┌─ DATA TO PROCESS

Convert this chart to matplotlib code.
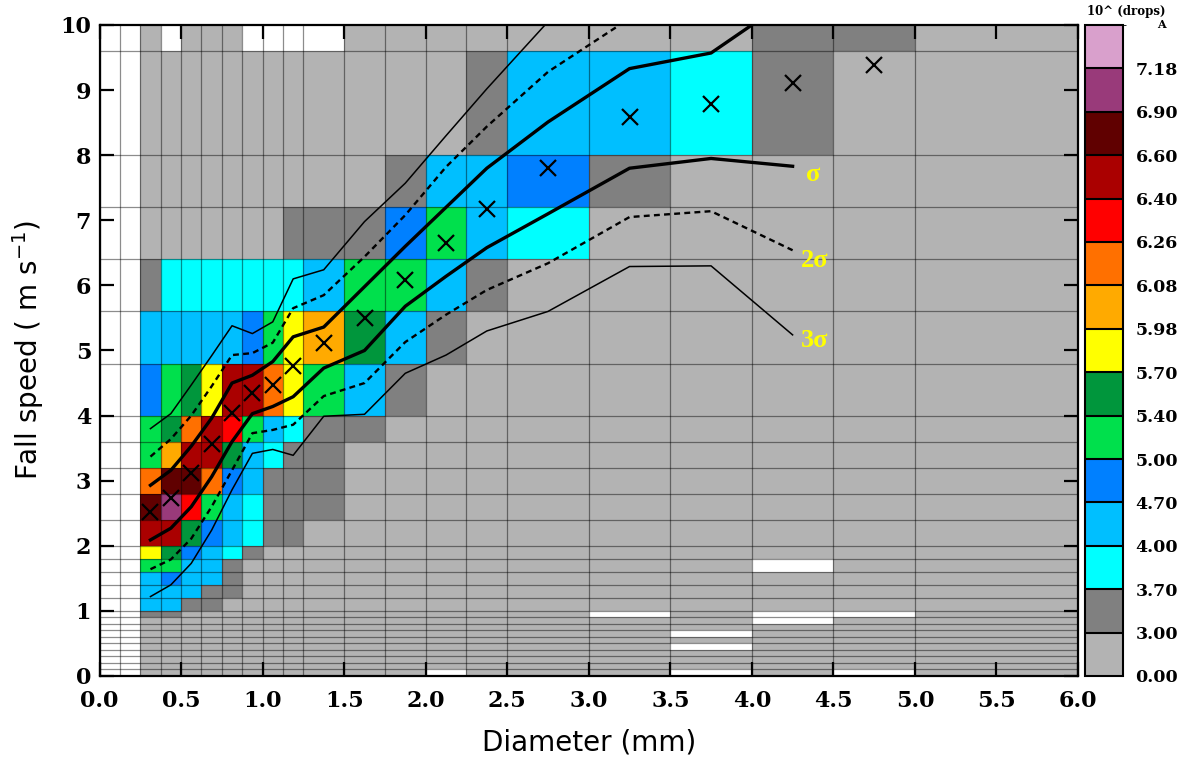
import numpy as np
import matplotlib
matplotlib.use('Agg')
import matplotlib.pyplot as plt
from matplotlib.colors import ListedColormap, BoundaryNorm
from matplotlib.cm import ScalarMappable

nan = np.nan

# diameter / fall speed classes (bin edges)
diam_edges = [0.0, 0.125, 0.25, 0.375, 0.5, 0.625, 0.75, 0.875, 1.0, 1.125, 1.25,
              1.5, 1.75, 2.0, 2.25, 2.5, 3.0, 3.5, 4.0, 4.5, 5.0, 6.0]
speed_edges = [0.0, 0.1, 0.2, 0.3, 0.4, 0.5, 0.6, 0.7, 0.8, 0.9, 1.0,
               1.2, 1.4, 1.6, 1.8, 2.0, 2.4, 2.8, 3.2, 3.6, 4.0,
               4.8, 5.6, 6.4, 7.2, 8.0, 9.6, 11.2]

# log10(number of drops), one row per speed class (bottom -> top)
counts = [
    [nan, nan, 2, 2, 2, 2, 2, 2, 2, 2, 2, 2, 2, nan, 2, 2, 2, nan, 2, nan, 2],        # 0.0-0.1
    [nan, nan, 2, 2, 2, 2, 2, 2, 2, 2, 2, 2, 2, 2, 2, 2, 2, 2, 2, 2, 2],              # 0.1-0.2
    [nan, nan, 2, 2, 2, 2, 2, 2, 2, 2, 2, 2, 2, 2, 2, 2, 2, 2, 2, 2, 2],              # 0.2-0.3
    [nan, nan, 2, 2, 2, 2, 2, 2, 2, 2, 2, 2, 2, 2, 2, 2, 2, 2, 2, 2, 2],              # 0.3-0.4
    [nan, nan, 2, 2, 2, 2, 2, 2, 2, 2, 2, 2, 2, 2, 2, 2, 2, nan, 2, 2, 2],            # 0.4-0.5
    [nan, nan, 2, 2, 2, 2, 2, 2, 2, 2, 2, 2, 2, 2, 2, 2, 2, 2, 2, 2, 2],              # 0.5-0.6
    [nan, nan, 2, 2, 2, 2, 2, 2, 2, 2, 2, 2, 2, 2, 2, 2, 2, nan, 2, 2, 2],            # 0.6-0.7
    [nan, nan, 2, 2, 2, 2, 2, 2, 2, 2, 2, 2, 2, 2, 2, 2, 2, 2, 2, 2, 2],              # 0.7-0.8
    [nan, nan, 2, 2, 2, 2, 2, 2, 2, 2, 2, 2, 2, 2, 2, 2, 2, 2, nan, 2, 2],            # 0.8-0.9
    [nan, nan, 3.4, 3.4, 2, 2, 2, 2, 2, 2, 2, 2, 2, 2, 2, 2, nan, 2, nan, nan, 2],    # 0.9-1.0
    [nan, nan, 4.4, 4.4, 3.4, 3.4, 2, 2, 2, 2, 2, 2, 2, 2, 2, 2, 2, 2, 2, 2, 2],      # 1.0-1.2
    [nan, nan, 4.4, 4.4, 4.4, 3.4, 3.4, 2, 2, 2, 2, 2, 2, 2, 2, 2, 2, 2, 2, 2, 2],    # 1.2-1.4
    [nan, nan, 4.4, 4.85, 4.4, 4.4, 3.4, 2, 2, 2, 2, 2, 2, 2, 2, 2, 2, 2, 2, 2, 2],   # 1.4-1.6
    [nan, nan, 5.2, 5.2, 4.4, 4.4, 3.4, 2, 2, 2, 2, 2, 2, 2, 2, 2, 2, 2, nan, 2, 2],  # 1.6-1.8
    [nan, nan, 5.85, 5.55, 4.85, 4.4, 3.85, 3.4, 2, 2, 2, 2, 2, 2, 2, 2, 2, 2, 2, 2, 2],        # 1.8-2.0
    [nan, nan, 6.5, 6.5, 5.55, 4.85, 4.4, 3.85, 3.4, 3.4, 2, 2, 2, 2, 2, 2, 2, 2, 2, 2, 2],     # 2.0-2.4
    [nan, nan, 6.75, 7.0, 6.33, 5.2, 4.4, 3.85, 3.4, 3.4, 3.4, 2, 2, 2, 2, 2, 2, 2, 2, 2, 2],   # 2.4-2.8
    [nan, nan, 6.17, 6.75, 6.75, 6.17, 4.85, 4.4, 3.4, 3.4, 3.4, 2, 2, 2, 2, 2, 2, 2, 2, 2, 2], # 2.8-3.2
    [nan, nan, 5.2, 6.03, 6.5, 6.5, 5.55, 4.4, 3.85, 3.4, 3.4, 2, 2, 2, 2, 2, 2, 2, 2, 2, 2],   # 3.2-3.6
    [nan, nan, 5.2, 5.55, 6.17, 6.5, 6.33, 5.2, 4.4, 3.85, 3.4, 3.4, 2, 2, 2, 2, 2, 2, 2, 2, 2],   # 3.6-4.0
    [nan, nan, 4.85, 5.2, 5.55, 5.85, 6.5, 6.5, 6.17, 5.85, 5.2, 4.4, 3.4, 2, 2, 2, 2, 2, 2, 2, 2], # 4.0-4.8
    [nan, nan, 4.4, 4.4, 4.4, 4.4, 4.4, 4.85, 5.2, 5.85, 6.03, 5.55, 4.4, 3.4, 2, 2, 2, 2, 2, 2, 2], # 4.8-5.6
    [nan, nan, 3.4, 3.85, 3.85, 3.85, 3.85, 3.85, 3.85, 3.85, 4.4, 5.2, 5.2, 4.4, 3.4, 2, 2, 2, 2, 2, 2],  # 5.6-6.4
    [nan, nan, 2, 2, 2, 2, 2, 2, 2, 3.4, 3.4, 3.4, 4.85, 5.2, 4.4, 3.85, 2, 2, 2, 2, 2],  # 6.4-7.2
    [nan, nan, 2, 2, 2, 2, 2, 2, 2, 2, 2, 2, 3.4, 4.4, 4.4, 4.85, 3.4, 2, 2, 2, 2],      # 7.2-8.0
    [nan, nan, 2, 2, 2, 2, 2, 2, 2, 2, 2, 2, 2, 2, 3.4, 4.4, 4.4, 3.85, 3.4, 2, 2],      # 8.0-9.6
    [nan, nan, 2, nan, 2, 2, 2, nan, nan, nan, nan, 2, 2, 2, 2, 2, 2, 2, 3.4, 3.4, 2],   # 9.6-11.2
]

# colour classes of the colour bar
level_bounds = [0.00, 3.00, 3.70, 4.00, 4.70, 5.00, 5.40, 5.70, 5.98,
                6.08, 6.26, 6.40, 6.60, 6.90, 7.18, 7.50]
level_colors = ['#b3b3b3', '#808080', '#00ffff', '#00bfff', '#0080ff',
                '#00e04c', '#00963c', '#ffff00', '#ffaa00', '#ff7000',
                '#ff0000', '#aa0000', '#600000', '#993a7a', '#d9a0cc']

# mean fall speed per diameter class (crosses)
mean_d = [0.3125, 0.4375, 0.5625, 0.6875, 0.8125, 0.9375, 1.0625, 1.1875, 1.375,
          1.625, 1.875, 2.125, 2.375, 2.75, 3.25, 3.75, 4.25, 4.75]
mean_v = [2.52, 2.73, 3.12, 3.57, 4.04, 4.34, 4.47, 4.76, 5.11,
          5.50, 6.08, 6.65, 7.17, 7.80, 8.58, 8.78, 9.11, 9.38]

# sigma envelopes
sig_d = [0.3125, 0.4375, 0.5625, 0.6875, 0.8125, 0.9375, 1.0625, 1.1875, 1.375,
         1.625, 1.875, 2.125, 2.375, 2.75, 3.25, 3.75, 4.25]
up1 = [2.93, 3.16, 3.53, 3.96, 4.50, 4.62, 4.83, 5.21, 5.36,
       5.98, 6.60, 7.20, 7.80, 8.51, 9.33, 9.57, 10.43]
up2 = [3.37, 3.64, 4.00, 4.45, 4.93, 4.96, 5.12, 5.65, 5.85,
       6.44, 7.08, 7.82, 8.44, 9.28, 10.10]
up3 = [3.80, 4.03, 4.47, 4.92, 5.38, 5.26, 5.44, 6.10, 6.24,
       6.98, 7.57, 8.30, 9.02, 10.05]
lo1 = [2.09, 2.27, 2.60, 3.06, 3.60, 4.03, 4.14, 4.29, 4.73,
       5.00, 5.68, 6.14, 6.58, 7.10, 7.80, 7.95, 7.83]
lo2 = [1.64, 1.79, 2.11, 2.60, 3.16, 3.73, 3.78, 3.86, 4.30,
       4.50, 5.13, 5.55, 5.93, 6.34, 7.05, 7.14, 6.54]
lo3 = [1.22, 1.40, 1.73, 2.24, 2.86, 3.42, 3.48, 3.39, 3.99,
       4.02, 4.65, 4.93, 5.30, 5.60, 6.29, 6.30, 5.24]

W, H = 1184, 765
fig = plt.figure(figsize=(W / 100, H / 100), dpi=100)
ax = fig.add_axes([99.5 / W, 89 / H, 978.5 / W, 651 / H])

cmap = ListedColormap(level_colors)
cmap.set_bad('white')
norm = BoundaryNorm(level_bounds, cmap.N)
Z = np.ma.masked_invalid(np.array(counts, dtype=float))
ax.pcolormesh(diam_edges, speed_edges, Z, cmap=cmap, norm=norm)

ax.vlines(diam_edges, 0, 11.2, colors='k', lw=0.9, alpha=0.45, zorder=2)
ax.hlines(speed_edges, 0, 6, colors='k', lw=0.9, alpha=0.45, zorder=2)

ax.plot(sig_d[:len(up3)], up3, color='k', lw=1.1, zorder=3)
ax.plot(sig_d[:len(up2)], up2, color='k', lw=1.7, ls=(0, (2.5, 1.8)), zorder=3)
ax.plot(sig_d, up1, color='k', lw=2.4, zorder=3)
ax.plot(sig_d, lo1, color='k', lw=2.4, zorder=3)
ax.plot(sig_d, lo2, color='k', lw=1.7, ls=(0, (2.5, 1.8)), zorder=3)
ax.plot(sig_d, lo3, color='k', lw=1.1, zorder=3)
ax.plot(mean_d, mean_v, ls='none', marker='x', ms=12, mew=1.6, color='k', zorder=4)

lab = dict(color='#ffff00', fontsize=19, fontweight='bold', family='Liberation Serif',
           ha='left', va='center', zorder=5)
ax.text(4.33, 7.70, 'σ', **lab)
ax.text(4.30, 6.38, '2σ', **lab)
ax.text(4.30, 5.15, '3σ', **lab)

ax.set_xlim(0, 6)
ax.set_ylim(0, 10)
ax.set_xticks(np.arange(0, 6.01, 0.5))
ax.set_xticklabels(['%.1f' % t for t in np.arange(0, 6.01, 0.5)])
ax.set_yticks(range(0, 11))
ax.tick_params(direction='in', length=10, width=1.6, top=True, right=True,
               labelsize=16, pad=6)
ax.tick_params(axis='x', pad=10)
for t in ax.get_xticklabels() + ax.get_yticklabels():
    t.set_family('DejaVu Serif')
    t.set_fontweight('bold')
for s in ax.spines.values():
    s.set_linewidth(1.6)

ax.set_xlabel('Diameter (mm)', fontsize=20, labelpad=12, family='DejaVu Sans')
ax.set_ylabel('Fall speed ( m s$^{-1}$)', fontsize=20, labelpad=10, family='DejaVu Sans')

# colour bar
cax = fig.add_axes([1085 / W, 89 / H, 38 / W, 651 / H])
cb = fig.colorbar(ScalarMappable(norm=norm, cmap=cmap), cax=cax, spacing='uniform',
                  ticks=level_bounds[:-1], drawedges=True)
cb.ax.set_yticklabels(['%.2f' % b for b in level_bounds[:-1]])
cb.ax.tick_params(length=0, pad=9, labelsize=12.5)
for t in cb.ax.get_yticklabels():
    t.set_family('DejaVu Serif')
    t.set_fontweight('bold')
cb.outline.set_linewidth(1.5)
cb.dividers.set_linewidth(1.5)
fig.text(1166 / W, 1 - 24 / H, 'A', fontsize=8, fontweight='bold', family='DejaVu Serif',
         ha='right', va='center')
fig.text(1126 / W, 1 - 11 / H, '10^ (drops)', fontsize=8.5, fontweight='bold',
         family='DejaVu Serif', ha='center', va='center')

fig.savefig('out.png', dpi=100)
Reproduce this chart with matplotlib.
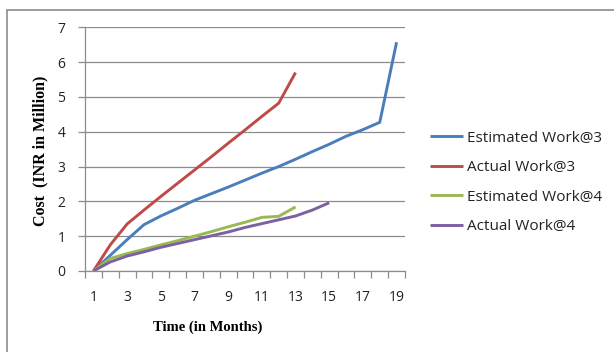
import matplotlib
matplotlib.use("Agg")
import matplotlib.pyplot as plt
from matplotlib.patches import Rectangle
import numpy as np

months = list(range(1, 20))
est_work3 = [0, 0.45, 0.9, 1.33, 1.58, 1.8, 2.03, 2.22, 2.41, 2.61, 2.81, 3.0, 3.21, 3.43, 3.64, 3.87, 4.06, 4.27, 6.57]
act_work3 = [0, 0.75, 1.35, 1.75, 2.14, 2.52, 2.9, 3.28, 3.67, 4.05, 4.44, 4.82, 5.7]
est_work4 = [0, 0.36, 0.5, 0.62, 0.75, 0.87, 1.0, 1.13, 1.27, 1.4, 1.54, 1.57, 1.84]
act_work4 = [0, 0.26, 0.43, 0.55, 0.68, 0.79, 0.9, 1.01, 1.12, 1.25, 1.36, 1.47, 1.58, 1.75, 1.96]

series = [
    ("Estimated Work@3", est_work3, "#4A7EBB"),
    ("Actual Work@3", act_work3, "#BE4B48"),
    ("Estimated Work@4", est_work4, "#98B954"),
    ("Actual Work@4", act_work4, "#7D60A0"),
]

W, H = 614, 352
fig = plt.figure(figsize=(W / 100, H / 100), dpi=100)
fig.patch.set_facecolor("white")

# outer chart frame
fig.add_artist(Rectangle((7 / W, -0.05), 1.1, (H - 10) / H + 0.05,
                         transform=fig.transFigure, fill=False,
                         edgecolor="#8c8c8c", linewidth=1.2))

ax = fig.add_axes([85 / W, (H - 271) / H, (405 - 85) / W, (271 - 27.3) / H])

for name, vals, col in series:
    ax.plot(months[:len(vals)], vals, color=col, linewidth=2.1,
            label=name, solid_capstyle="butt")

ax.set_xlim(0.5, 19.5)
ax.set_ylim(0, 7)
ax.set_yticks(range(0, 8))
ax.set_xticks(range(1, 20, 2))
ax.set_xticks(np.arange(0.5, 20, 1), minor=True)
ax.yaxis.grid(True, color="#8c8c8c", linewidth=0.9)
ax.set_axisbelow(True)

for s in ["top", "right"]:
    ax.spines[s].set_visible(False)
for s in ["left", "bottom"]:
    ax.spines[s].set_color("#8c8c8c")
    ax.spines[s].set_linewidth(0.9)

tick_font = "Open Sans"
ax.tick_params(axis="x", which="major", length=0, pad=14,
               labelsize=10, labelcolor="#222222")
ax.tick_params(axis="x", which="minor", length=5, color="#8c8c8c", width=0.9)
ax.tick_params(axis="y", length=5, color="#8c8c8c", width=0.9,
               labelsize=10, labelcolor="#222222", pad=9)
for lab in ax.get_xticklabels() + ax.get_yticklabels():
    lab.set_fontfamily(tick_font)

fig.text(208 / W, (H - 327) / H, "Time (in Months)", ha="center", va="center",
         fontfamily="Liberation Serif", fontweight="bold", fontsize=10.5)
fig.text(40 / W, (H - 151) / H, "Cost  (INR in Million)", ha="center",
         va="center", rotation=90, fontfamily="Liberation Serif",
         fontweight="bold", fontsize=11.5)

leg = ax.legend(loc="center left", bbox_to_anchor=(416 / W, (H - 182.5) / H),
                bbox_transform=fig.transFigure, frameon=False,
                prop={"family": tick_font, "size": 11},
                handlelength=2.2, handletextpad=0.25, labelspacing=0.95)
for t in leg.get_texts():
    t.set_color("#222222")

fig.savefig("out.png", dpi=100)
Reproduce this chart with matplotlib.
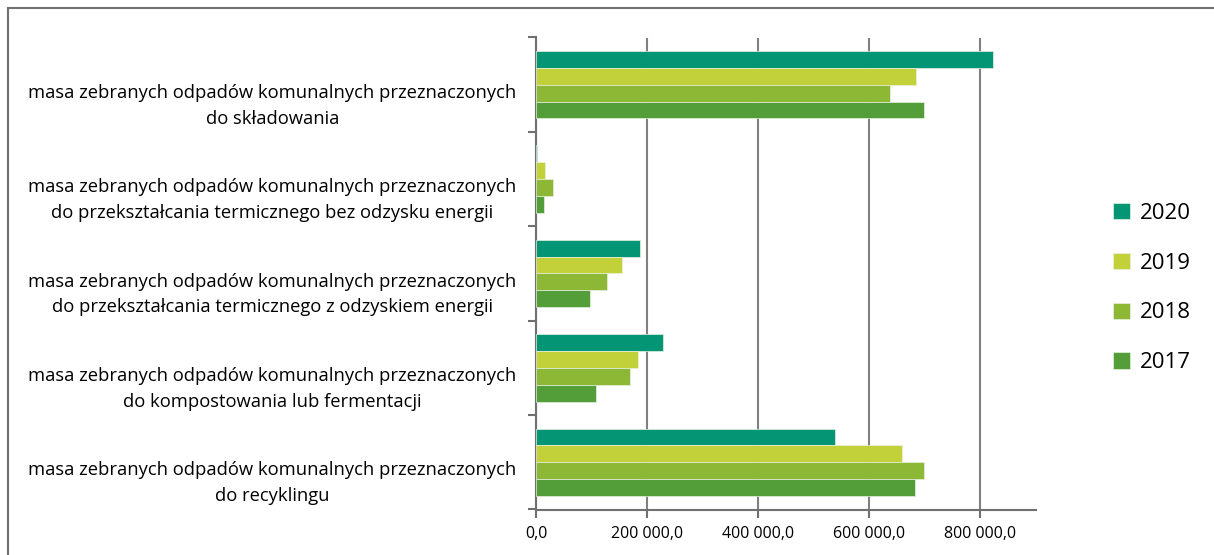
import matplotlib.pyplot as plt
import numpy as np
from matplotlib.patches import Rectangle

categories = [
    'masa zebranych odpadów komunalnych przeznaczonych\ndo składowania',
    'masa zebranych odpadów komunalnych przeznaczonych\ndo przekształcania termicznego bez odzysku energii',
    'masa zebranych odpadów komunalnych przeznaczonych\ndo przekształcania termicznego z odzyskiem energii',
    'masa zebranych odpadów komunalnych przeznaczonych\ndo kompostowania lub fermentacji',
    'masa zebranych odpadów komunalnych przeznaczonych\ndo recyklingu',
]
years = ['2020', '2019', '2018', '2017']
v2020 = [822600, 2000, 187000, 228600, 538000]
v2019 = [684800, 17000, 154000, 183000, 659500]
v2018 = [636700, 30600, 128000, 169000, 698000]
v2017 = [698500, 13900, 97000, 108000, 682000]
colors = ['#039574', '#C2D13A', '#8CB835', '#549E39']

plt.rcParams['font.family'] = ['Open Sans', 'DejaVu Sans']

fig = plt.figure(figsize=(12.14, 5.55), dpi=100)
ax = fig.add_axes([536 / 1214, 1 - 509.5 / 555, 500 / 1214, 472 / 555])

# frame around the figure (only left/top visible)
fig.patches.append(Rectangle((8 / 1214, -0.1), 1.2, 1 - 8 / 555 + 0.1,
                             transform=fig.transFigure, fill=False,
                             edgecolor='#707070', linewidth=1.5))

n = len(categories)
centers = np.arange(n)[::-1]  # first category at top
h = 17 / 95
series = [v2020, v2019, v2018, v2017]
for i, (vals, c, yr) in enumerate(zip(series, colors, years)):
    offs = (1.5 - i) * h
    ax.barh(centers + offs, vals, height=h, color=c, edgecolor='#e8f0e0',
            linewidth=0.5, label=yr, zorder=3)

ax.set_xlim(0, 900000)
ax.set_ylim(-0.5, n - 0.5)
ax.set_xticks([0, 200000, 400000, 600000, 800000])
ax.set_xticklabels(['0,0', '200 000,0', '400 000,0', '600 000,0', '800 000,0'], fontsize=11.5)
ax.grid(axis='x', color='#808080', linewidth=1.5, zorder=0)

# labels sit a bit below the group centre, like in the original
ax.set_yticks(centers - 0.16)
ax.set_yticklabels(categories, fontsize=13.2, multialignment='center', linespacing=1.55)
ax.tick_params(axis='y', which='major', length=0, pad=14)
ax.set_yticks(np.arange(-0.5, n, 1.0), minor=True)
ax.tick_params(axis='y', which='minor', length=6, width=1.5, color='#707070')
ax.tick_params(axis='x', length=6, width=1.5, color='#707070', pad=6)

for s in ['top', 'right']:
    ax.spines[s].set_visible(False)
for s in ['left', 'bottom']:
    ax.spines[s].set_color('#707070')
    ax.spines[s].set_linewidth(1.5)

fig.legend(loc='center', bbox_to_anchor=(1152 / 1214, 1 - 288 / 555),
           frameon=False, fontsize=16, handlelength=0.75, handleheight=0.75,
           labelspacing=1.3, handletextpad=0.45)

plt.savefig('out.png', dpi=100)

└─

» DIRECTIONS
Look over the listing above. Pick out and copy every line that includes "chart".

» FULL ANSWER
Convert this chart to matplotlib code.
Reproduce this chart with matplotlib.
# outer chart frame
Reproduce this chart with matplotlib.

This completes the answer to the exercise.